In the 2002 Steven Spielberg movie, Minority Report, crimes are divined in advance, allowing cops to collar crooks before they commit a crime. Victims are saved in advance. Everyone lives happily ever after… except maybe the would-be crook.

Of course, that alone wouldn’t make a compelling story. Predictably, things go terribly wrong, pulling the pins right out from under our hero, Tom Cruise.

We haven’t come quite that far, but No Lie MRI claims it can zero-in on areas of the brain to reveal the actual birth of a lie… and it’s accurate 90% of the time.

We’ll finally find out where Jimmy Hoffa’s buried, if OJ did it, and whether or not prospective employees are going to turn Global Crossing on us.

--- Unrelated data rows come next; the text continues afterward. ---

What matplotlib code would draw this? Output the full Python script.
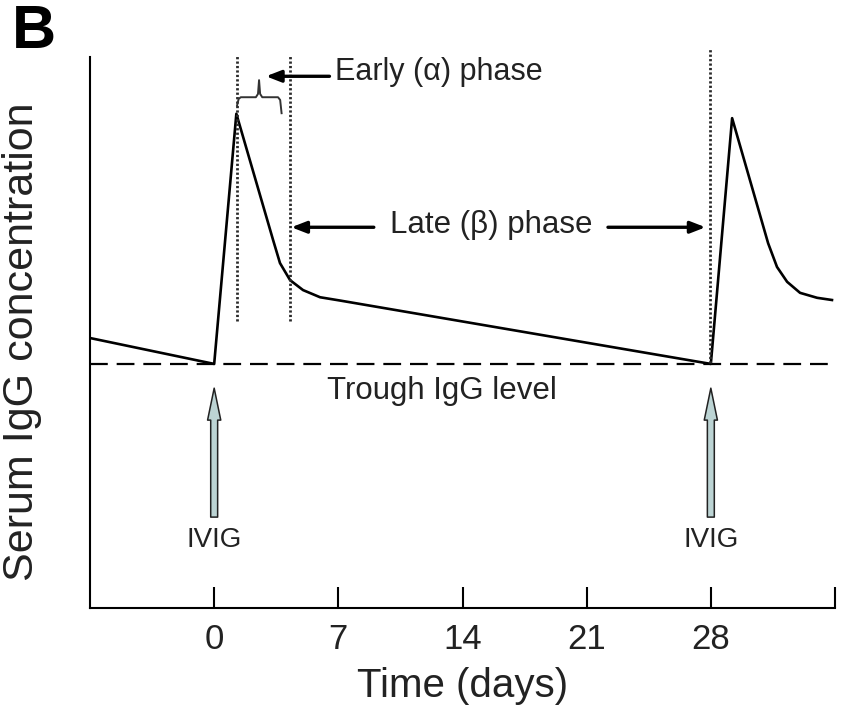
import matplotlib
matplotlib.use("Agg")
import matplotlib.pyplot as plt

plt.rcParams['font.family'] = ['Liberation Sans', 'DejaVu Sans']

# Serum IgG curve (days, relative concentration)
days = [-7.0, 0.0, 1.25, 3.32, 3.71, 4.28, 5.01, 5.97, 7.10,
        28.0, 29.2, 31.23, 31.73, 32.3, 33.03, 33.99, 34.83]
conc = [49.0, 44.3, 89.7, 66.8, 62.6, 59.5, 57.7, 56.4, 55.8,
        44.3, 88.9, 66.2, 61.9, 59.2, 57.2, 56.3, 55.9]

trough = 44.3
infusion_days = [0, 28]
tick_days = [0, 7, 14, 21, 28, 35]
tick_labels = ['0', '7', '14', '21', '28', '']

# phase boundaries (dotted lines): day, bottom, top
phase_lines = [(1.3, 52.0, 100.4), (4.3, 52.0, 100.4), (27.95, 44.5, 101.6)]

# brace over early phase
brace_x = [1.29, 1.38, 1.5, 2.35, 2.47, 2.53, 2.59, 2.71, 3.6, 3.72, 3.8]
brace_y = [91.2, 92.4, 92.7, 92.7, 93.3, 95.8, 93.3, 92.7, 92.7, 92.2, 89.8]

fig = plt.figure(figsize=(8.46, 7.28), dpi=100)
ax = fig.add_axes([0.1064, 0.1648, 0.8806, 0.7569])

ax.plot(days, conc, color='black', lw=1.9, solid_joinstyle='round')
ax.axhline(trough, color='black', lw=1.6, dashes=(8, 4))

for x, y0, y1 in phase_lines:
    ax.plot([x, x], [y0, y1], color='#2a2a2a', lw=2.0,
            linestyle=(0, (0.8, 0.8)), clip_on=False)

ax.plot(brace_x, brace_y, color='#333333', lw=1.4)

# Early / late phase labels
txt_col = '#222222'
arrow_kw = dict(arrowstyle='-|>,head_length=0.9,head_width=0.35',
                color='black', lw=2.4, shrinkA=0, shrinkB=0)
ax.annotate('', xy=(2.92, 96.5), xytext=(6.5, 96.5), arrowprops=arrow_kw)
ax.text(6.8, 97.2, 'Early (\u03b1) phase', fontsize=22, color=txt_col,
        ha='left', va='center')

ax.annotate('', xy=(4.35, 69.1), xytext=(9.0, 69.1), arrowprops=arrow_kw)
ax.annotate('', xy=(27.7, 69.1), xytext=(22.2, 69.1), arrowprops=arrow_kw)
ax.text(15.6, 69.6, 'Late (\u03b2) phase', fontsize=22.5, color=txt_col,
        ha='center', va='center')

ax.text(12.85, 39.4, 'Trough IgG level', fontsize=22.5, color=txt_col,
        ha='center', va='center')

# IVIG infusions
for d in infusion_days:
    ax.annotate('', xy=(d, 39.9), xytext=(d, 16.5),
                arrowprops=dict(arrowstyle='simple,head_length=2.3,head_width=0.95,tail_width=0.5',
                                fc='#bcd4d4', ec='#222222', lw=1.1,
                                shrinkA=0, shrinkB=0, mutation_scale=10))
    ax.text(d, 12.4, 'IVIG', fontsize=20, color=txt_col, ha='center', va='center')

ax.set_xlim(-7, 35)
ax.set_ylim(0, 100)
ax.set_xticks(tick_days)
ax.set_xticklabels(tick_labels)
ax.set_yticks([])
ax.tick_params(axis='x', direction='in', length=15, width=1.5, pad=11,
               labelsize=25, labelcolor=txt_col)
for s in ['top', 'right']:
    ax.spines[s].set_visible(False)
ax.spines['left'].set_linewidth(1.5)
ax.spines['bottom'].set_linewidth(1.5)

ax.set_xlabel('Time (days)', fontsize=29, color=txt_col)
ax.xaxis.set_label_coords(0.5, -0.107)
ax.set_ylabel('Serum IgG concentration', fontsize=31, color=txt_col)
ax.yaxis.set_label_coords(-0.064, 0.483)

fig.text(12 / 846, 1 - 4 / 728, 'B', fontsize=44, fontweight='bold',
         ha='left', va='top')

fig.savefig('out.png', dpi=100)
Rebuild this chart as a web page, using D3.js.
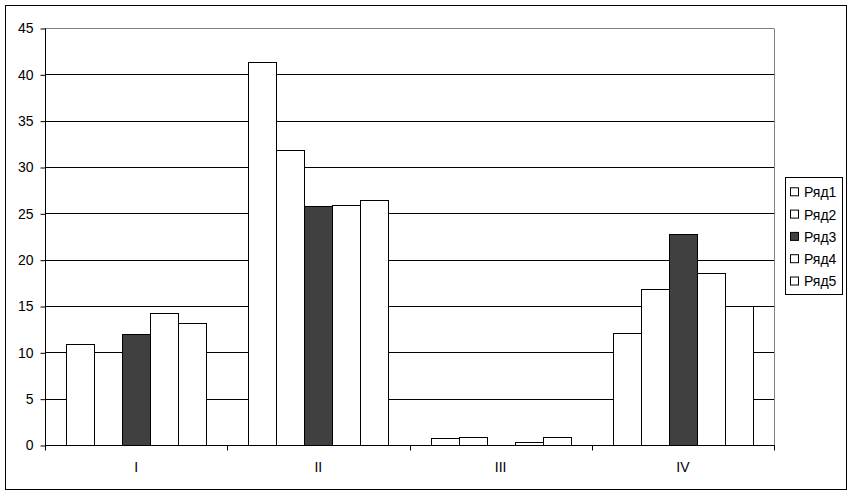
<!DOCTYPE html>
<html>
<head>
<meta charset="utf-8">
<script src="https://cdn.jsdelivr.net/npm/d3@7"></script>
<style>
  html, body { margin: 0; padding: 0; background: #fff; }
  svg { display: block; }
  text { font-family: "Liberation Sans", Arial, sans-serif; font-size: 14px; fill: #000; }
</style>
</head>
<body>
<svg id="chart" width="853" height="495"></svg>
<script>
const categories = ["I", "II", "III", "IV"];
const seriesNames = ["Ряд1", "Ряд2", "Ряд3", "Ряд4", "Ряд5"];
const seriesColors = ["#ffffff", "#ffffff", "#404040", "#ffffff", "#ffffff"];
const row1 = [10.9, 41.3, 0.72, 12.1];
const row2 = [10.0, 31.8, 0.86, 16.8];
const row3 = [11.95, 25.75, 0, 22.8];
const row4 = [14.2, 25.9, 0.32, 18.55];
const row5 = [13.2, 26.4, 0.86, 14.95];
const yTicks = [0, 5, 10, 15, 20, 25, 30, 35, 40, 45];

const seriesValues = [row1, row2, row3, row4, row5];

const svg = d3.select("#chart");
const plot = { left: 45, right: 774, top: 28, bottom: 445 };

// outer border
svg.append("rect")
  .attr("x", 5.5).attr("y", 5.5)
  .attr("width", 841).attr("height", 484)
  .attr("fill", "#fff").attr("stroke", "#000").attr("stroke-width", 1);

const y = d3.scaleLinear().domain([0, 45]).range([plot.bottom, plot.top]);
const x0 = d3.scaleBand().domain(categories).range([plot.left, plot.right]).paddingInner(0).paddingOuter(0);
const x1 = d3.scaleBand().domain(seriesNames).range([0, x0.bandwidth()]).paddingInner(0).paddingOuter(0.75);

const px = v => Math.round(v) + 0.5;

// gridlines
svg.append("g").selectAll("line")
  .data(yTicks.filter(t => t > 0))
  .join("line")
  .attr("x1", plot.left).attr("x2", plot.right)
  .attr("y1", d => px(y(d))).attr("y2", d => px(y(d)))
  .attr("stroke", d => d === 45 ? "#808080" : "#000")
  .attr("stroke-width", 1);

// right plot border (gray)
svg.append("line")
  .attr("x1", px(plot.right)).attr("x2", px(plot.right))
  .attr("y1", px(plot.top)).attr("y2", px(plot.bottom))
  .attr("stroke", "#808080");

// bars
const data = [];
categories.forEach((c, ci) => {
  seriesNames.forEach((s, si) => {
    data.push({ cat: c, ser: s, si, value: seriesValues[si][ci] });
  });
});

svg.append("g").selectAll("rect")
  .data(data.filter(d => d.value > 0))
  .join("rect")
  .attr("x", d => px(x0(d.cat) + x1(d.ser)))
  .attr("width", d => Math.round(x0(d.cat) + x1(d.ser) + x1.bandwidth()) - Math.round(x0(d.cat) + x1(d.ser)))
  .attr("y", d => px(y(d.value)))
  .attr("height", d => Math.round(y(0)) - Math.round(y(d.value)))
  .attr("fill", d => seriesColors[d.si])
  .attr("stroke", "#000")
  .attr("stroke-width", 1);

// y axis
const yAxis = d3.axisLeft(y).tickValues(yTicks).tickSize(5).tickPadding(7).tickFormat(d3.format("d"));
const yg = svg.append("g").attr("transform", `translate(${px(plot.left)},0.5)`).call(yAxis);
yg.select(".domain").attr("stroke", "#000").attr("d", `M0,${Math.round(y(45))}V${Math.round(y(0))}`);
yg.selectAll(".tick line").attr("stroke", "#000");
yg.selectAll(".tick text").style("font-family", '"Liberation Sans", Arial, sans-serif').style("font-size", "14px").attr("fill", "#000");

// x axis
const xg = svg.append("g").attr("transform", `translate(0,${px(plot.bottom)})`);
xg.append("line").attr("x1", plot.left).attr("x2", plot.right + 1).attr("y1", 0).attr("y2", 0).attr("stroke", "#000");
const bounds = categories.map(c => x0(c)).concat([plot.right]);
xg.selectAll("line.tk").data(bounds).join("line").attr("class", "tk")
  .attr("x1", d => px(d)).attr("x2", d => px(d)).attr("y1", 0).attr("y2", 5).attr("stroke", "#000");
xg.selectAll("text").data(categories).join("text")
  .attr("x", d => x0(d) + x0.bandwidth() / 2)
  .attr("y", 22)
  .attr("dy", "0.32em")
  .attr("text-anchor", "middle")
  .text(d => d);

// legend
const lg = svg.append("g");
lg.append("rect").attr("x", 785.5).attr("y", 177.5).attr("width", 57).attr("height", 117)
  .attr("fill", "#fff").attr("stroke", "#000");
const items = lg.selectAll("g.item").data(seriesNames).join("g").attr("class", "item")
  .attr("transform", (d, i) => `translate(0,${192.3 + i * 22.3})`);
items.append("rect").attr("x", 790.5).attr("y", -4.5).attr("width", 8).attr("height", 8)
  .attr("fill", (d, i) => seriesColors[i]).attr("stroke", "#000");
items.append("text").attr("x", 804).attr("y", 0).attr("dy", "0.35em").text(d => d);
</script>
</body>
</html>
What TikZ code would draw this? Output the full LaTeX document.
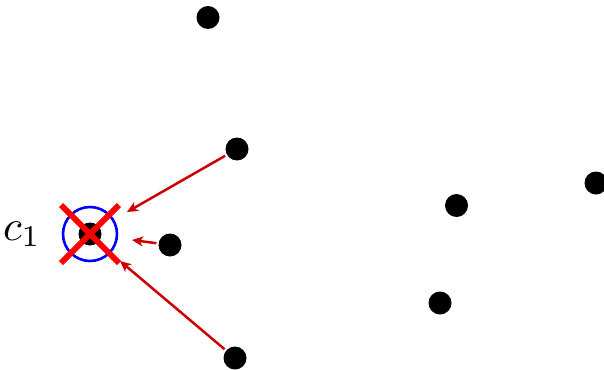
\documentclass[tikz,border=0pt]{standalone}
\usetikzlibrary{arrows.meta}
\begin{document}
\begin{tikzpicture}[x=1pt,y=-1pt,
  pt/.style={circle,fill=black,inner sep=0pt,minimum size=23pt},
  pull/.style={draw={rgb,255:red,204;green,0;blue,0},line width=2.5pt,-{Stealth[inset=3pt,length=11pt,width=10pt]},shorten <=2pt},
  cross/.style={draw={rgb,255:red,255;green,0;blue,0},line width=6pt},
  ring/.style={draw=blue,line width=2.6pt}]
\useasboundingbox (0,0) rectangle (604,369);
\node[pt] (c) at (90,234) {};
\node[pt] (p1) at (208,17.5) {};
\node[pt] (p2) at (237,149) {};
\node[pt] (p3) at (170,245) {};
\node[pt] (p4) at (235,358) {};
\node[pt] (p5) at (456.5,205.5) {};
\node[pt] (p6) at (596,183) {};
\node[pt] (p7) at (440,303) {};
\node[ring,circle,minimum size=54pt,inner sep=0pt] (ring) at (c) {};
\coordinate (x1) at (61,205);
\coordinate (x2) at (119,263);
\coordinate (x3) at (61,263);
\coordinate (x4) at (119,205);
\draw[cross] (x1) -- (x2);
\draw[cross] (x3) -- (x4);
\node[scale=4.3,inner sep=0pt] (lab) at (22,234) {$c_1$};
\coordinate (e2) at (127,212);
\coordinate (e3) at (132,240);
\coordinate (e4) at (120,261);
\draw[pull] (p2) -- (e2);
\draw[pull] (p3) -- (e3);
\draw[pull] (p4) -- (e4);
\end{tikzpicture}
\end{document}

In addition, No Lie officials expect to book $3600 per session grilling cheating spouses. No lie.

But running your philandering husband through the old lie-detector tunnel-o-fun is just asking for trouble. Even if he’s not cheating, he’s bound to have other secrets you don’t know and don’t want to know.

And prospective employers in search of an honest man will probably never find one. Show me a person with nothing to hide and I’ll show you, well, lots who do.

If these guys want to do the world some good, they’ll start with politicians, attorneys, reporters and clergy… then dig their way out from there.